The natural unit of information (symbol: nat), sometimes also nit or nepit, is a unit of information or information entropy, based on natural logarithms and powers of e, rather than the powers of 2 and base 2 logarithms, which define the shannon. This unit is also known by its unit symbol, the nat. One nat is the information content of an event when the probability of that event occurring is 1/e.

One nat is equal to 1 Natural logarithm/ln 2 shannons ≈ 1.44 Sh or, equivalently, 1/ln 10 hartleys ≈ 0.434 Hart.

== History ==
Boulton and Wallace used the term nit in conjunction with minimum message length, which was subsequently changed by the minimum description length community to nat to avoid confusion with the nit used as a unit of luminance.

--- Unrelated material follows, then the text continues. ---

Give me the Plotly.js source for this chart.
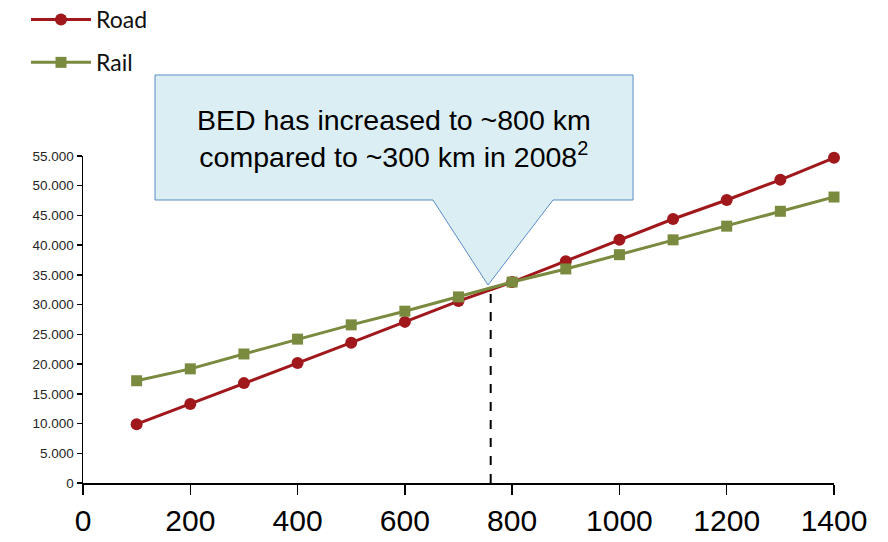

Alan Turing used the term natural ban with the same meaning.

== Entropy ==
Shannon entropy (information entropy), being the expected value of the information of an event, is inherently a quantity of the same type and with a unit of information. The International System of Units, by assigning the same unit (joule per kelvin) both to heat capacity and to thermodynamic entropy implicitly treats information entropy as a quantity of dimension one, with 1 nat = 1. (Note: This implicitly also makes the nat the coherent unit of information in the SI.) Systems of natural units that normalize the Boltzmann constant to 1 are effectively measuring thermodynamic entropy with the nat as unit.

When the Shannon entropy is written using a natural logarithm,
$$\Eta = - \sum_i p_i \ln p_i$$
it is implicitly giving a quantity with nat as the unit.